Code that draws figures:
-=-=-=-=-
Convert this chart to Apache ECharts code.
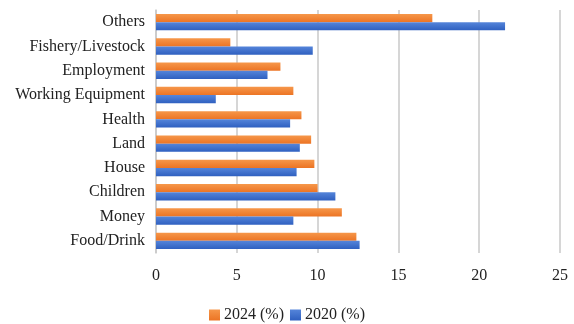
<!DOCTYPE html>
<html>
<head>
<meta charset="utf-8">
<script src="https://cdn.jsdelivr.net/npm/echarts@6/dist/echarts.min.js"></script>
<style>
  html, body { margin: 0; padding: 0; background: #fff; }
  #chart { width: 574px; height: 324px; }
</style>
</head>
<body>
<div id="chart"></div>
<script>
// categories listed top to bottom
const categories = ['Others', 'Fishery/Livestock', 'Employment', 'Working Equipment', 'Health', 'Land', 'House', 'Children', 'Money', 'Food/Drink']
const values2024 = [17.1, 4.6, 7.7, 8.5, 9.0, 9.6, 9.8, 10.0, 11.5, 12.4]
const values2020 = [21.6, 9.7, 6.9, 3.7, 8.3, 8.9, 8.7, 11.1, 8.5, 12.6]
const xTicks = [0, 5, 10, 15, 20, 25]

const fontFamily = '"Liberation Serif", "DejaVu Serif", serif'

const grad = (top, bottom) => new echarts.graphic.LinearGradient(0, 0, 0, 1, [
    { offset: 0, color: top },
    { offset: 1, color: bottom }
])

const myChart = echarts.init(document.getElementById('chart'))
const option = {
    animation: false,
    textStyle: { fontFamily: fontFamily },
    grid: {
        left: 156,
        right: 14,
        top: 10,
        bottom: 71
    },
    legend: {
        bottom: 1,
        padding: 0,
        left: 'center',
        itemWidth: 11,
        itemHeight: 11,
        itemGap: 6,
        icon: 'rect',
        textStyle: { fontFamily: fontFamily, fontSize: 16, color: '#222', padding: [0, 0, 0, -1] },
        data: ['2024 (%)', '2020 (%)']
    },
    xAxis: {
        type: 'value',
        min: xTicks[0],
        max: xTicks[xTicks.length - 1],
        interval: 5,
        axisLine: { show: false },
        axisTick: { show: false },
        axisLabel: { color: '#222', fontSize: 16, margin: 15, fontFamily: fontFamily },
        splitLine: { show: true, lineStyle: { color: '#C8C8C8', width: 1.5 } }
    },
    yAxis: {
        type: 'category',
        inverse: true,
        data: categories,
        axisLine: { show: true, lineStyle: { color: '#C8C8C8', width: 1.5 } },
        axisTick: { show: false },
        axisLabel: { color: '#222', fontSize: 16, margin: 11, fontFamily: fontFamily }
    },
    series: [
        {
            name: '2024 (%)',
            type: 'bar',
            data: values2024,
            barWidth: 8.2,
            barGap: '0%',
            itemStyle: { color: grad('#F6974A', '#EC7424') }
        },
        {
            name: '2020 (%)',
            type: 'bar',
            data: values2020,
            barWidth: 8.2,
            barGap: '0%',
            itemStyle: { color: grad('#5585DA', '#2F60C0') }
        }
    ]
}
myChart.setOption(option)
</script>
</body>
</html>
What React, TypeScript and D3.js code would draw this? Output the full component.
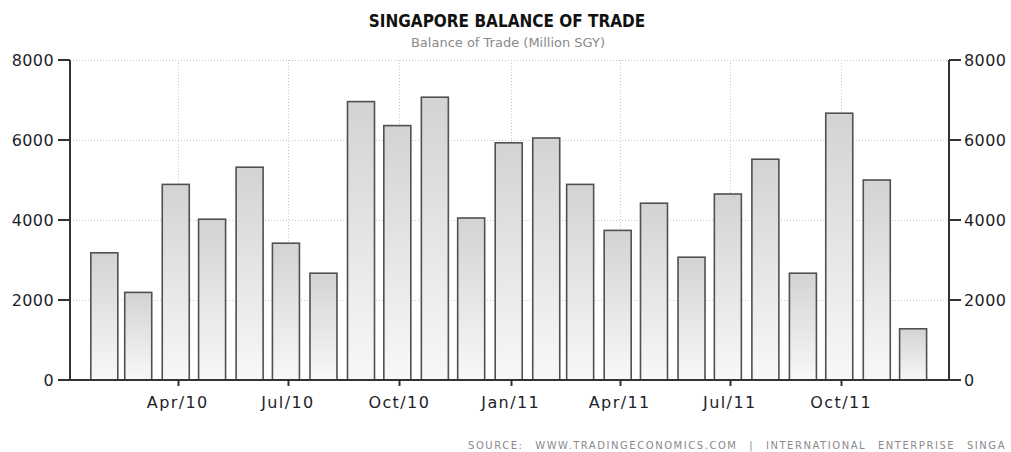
-=-=-=-=-
Written problem: Leave out the pictures and output the rest of the material exactly as written.

Finished exercise:
Convert this chart to Apache ECharts code.
<!DOCTYPE html>
<html>
<head>
<meta charset="utf-8">
<script src="https://cdn.jsdelivr.net/npm/echarts@6/dist/echarts.min.js"></script>
<style>
  html, body { margin: 0; padding: 0; background: #fff; }
  #chart { width: 574px; height: 324px; }
</style>
</head>
<body>
<div id="chart"></div>
<script>
// categories listed top to bottom
const categories = ['Others', 'Fishery/Livestock', 'Employment', 'Working Equipment', 'Health', 'Land', 'House', 'Children', 'Money', 'Food/Drink']
const values2024 = [17.1, 4.6, 7.7, 8.5, 9.0, 9.6, 9.8, 10.0, 11.5, 12.4]
const values2020 = [21.6, 9.7, 6.9, 3.7, 8.3, 8.9, 8.7, 11.1, 8.5, 12.6]
const xTicks = [0, 5, 10, 15, 20, 25]

const fontFamily = '"Liberation Serif", "DejaVu Serif", serif'

const grad = (top, bottom) => new echarts.graphic.LinearGradient(0, 0, 0, 1, [
    { offset: 0, color: top },
    { offset: 1, color: bottom }
])

const myChart = echarts.init(document.getElementById('chart'))
const option = {
    animation: false,
    textStyle: { fontFamily: fontFamily },
    grid: {
        left: 156,
        right: 14,
        top: 10,
        bottom: 71
    },
    legend: {
        bottom: 1,
        padding: 0,
        left: 'center',
        itemWidth: 11,
        itemHeight: 11,
        itemGap: 6,
        icon: 'rect',
        textStyle: { fontFamily: fontFamily, fontSize: 16, color: '#222', padding: [0, 0, 0, -1] },
        data: ['2024 (%)', '2020 (%)']
    },
    xAxis: {
        type: 'value',
        min: xTicks[0],
        max: xTicks[xTicks.length - 1],
        interval: 5,
        axisLine: { show: false },
        axisTick: { show: false },
        axisLabel: { color: '#222', fontSize: 16, margin: 15, fontFamily: fontFamily },
        splitLine: { show: true, lineStyle: { color: '#C8C8C8', width: 1.5 } }
    },
    yAxis: {
        type: 'category',
        inverse: true,
        data: categories,
        axisLine: { show: true, lineStyle: { color: '#C8C8C8', width: 1.5 } },
        axisTick: { show: false },
        axisLabel: { color: '#222', fontSize: 16, margin: 11, fontFamily: fontFamily }
    },
    series: [
        {
            name: '2024 (%)',
            type: 'bar',
            data: values2024,
            barWidth: 8.2,
            barGap: '0%',
            itemStyle: { color: grad('#F6974A', '#EC7424') }
        },
        {
            name: '2020 (%)',
            type: 'bar',
            data: values2020,
            barWidth: 8.2,
            barGap: '0%',
            itemStyle: { color: grad('#5585DA', '#2F60C0') }
        }
    ]
}
myChart.setOption(option)
</script>
</body>
</html>
What React, TypeScript and D3.js code would draw this? Output the full component.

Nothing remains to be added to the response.